MM: Well, our basic principles in Berlin, as far as our stand was concerned, was the fact that the allied garrison was there and we were committed to its perpetuation. That access to Berlin was an integral factor in that position and for those allied garrisons and also for Berlin's viability, which was the third element, that you could not have an allied garrison in a city which was not viable. And so those three elements of viability of West Berlin, of the status of the garrison and the access were the bottom lines in our American position. What became clear with Kennedy's speech and I think probably slowly seeped through the Russians, that we were dead serious about willingness to fight to maintain those positions if the chips were down and we were forced to. This was also something probably that bothered some of our allies who never thought that it was worthwhile fighting a war over Berlin. We always answered them and said, don't die for Danzig too, but that was considered flip!

INT: The signals in the twenty fifth of July speech, that mentioned West Berlin, for those who chose to pick that up and make of it what they would, but what were the general signals given in advance about how far the United States was willing to go in defending West Berlin?

MM: Well, Kennedy's moves on the allied commitment, to move from nuclear retaliation to conventional strength and to build up the armed forces was common knowledge. The question of getting appropriations, military planning for increasing the strength, for extending the period of the draft, expanding the draft, to call up new reserve... call up reservists, were all part of the... a military posture.
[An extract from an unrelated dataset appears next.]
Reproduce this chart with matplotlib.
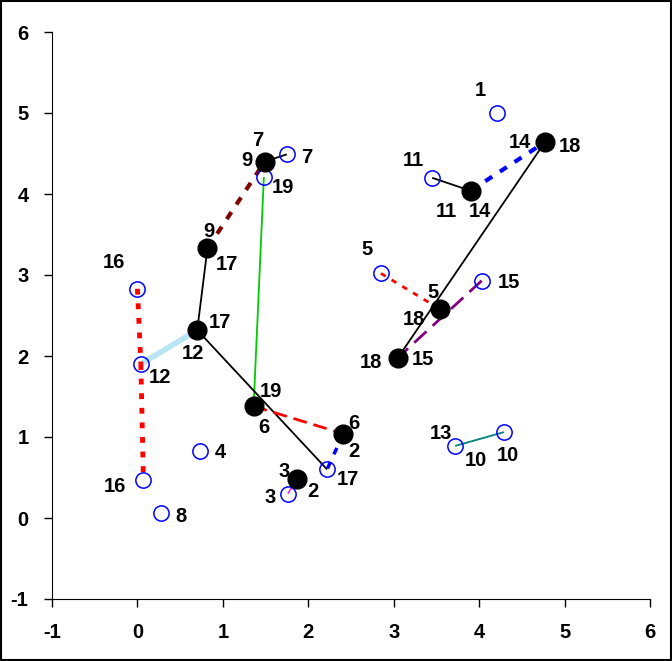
import matplotlib
matplotlib.use("Agg")
from matplotlib import pyplot as plt
from matplotlib.patches import Rectangle

plt.rcParams["font.family"] = ["Liberation Sans", "DejaVu Sans"]
plt.rcParams["font.weight"] = "bold"
plt.rcParams["axes.unicode_minus"] = False

# open (hollow) points
open_x = [4.21, 1.75, 1.48, 3.45, 0.00, 2.85, 4.03, 0.04, 0.73, 0.07, 0.28, 2.22, 1.76, 3.72, 4.29]
open_y = [5.00, 4.49, 4.21, 4.20, 2.83, 3.02, 2.93, 1.90, 0.83, 0.47, 0.06, 0.60, 0.30, 0.89, 1.06]
open_names = ["1", "7", "19", "11", "16a", "5", "15", "12", "4", "16b", "8", "17", "3", "13", "10"]

# filled points
fill_x = [1.49, 0.82, 0.70, 1.36, 2.41, 1.87, 4.77, 3.90, 3.54, 3.05]
fill_y = [4.40, 3.33, 2.32, 1.38, 1.04, 0.48, 4.64, 4.04, 2.58, 1.98]
fill_names = ["F9_7", "F9_17", "F12_17", "F6_19", "F6_2", "F3_2", "F14_18", "F11_14", "F5_18", "F18_15"]

# connections between points
links = [
    ("7", "F9_7"), ("F9_17", "F9_7"), ("F9_17", "F12_17"), ("19", "F6_19"),
    ("12", "F12_17"), ("16a", "12"), ("12", "16b"), ("F12_17", "17"),
    ("F6_19", "F6_2"), ("F6_2", "17"), ("3", "F3_2"),
    ("F11_14", "F14_18"), ("11", "F11_14"), ("F14_18", "F18_15"),
    ("5", "F5_18"), ("15", "F18_15"), ("13", "10"),
]
link_styles = [
    dict(color="black", lw=1.3),
    dict(color="#800000", lw=3, dashes=(2, 2.2)),
    dict(color="black", lw=1.3),
    dict(color="#00cc00", lw=1.3),
    dict(color="#b8e4f4", lw=4),
    dict(color="red", lw=3.5, dashes=(1.2, 1.8)),
    dict(color="red", lw=3.5, dashes=(1.2, 1.8)),
    dict(color="black", lw=1.3),
    dict(color="red", lw=2, dashes=(5, 2.5)),
    dict(color="blue", lw=2.5, dashes=(2, 2.5)),
    dict(color="#ff00ff", lw=1),
    dict(color="blue", lw=3, dashes=(2, 2.2)),
    dict(color="black", lw=1.3),
    dict(color="black", lw=1.3),
    dict(color="red", lw=2, dashes=(2, 2.5)),
    dict(color="#800080", lw=2, dashes=(6, 3)),
    dict(color="#008080", lw=1.3),
]

# point labels: (point, text, dx px, dy px)
labels = [
    ("1", "1", -17, 23), ("7", "7", 20, -3), ("F9_7", "7", -7, 21), ("F9_7", "9", -18, 1),
    ("19", "19", 19, -11), ("11", "11", -19, 17), ("F11_14", "11", -24, -21), ("F11_14", "14", 9, -21),
    ("F14_18", "14", -25, 0), ("F14_18", "18", 25, -4), ("F9_17", "9", 1, 17), ("F9_17", "17", 19, -16),
    ("16a", "16", -23, 26), ("F12_17", "17", 23, 8), ("F12_17", "12", -4, -23), ("12", "12", 19, -13),
    ("5", "5", -14, 24), ("F5_18", "5", -7, 17), ("F5_18", "18", -26, -10), ("15", "15", 27, -2),
    ("F18_15", "18", -27, -5), ("F18_15", "15", 25, -2), ("F6_19", "19", 17, 15), ("F6_19", "6", 10, -21),
    ("F6_2", "6", 11, 10), ("F6_2", "2", 11, -18), ("4", "4", 21, -2), ("16b", "16", -28, -7),
    ("8", "8", 20, -3), ("F3_2", "3", -13, 8), ("F3_2", "2", 16, -12), ("3", "3", -18, -4),
    ("17", "17", 21, -10), ("13", "13", -14, 12), ("13", "10", 21, -15), ("10", "10", 4, -23),
]

pos = {}
for n, x, y in zip(open_names, open_x, open_y):
    pos[n] = (x, y)
for n, x, y in zip(fill_names, fill_x, fill_y):
    pos[n] = (x, y)

fig = plt.figure(figsize=(6.72, 6.61), dpi=100)
ax = fig.add_axes([52 / 672, 1 - 599 / 661, 598 / 672, 567 / 661])

for (a, b), st in zip(links, link_styles):
    st = dict(st)
    dashes = st.pop("dashes", None)
    line, = ax.plot([pos[a][0], pos[b][0]], [pos[a][1], pos[b][1]], solid_capstyle="butt", zorder=2, **st)
    if dashes is not None:
        line.set_dashes(dashes)
        line.set_dash_capstyle("butt")

ax.plot(open_x, open_y, "o", ms=11, mfc="none", mec="blue", mew=1.1, zorder=3)
ax.plot(fill_x, fill_y, "o", ms=13.5, mfc="black", mec="black", zorder=4)

for n, t, dx, dy in labels:
    ax.annotate(t, pos[n], xytext=(dx * 0.72, dy * 0.72), textcoords="offset points",
                ha="center", va="center", fontsize=14.5, fontweight="bold")

ax.set_xlim(-1, 6)
ax.set_ylim(-1, 6)
ax.set_xticks(range(-1, 7))
ax.set_yticks(range(-1, 7))
ax.spines["top"].set_visible(False)
ax.spines["right"].set_visible(False)
ax.tick_params(direction="out", length=6, width=1, labelsize=14.5, pad=11)
for lab in ax.get_xticklabels() + ax.get_yticklabels():
    lab.set_fontweight("bold")

fig.patches.append(Rectangle((0.002, 0.002), 0.996, 0.996, transform=fig.transFigure,
                             fill=False, edgecolor="black", lw=1.5))

plt.savefig("out.png", dpi=100)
At the same time, the Soviets were quite aware that our various military units were being put on readiness status for any type of crisis action, that the strategic nuclear command forces were on increased alert. Everything else was being taken to rev up this position of a defensive posture and the Soviets were, I think, quite aware of that, it would be hard hard to have missed it and we were prepare... and of course the troops in Berlin were much more... were all on alert status.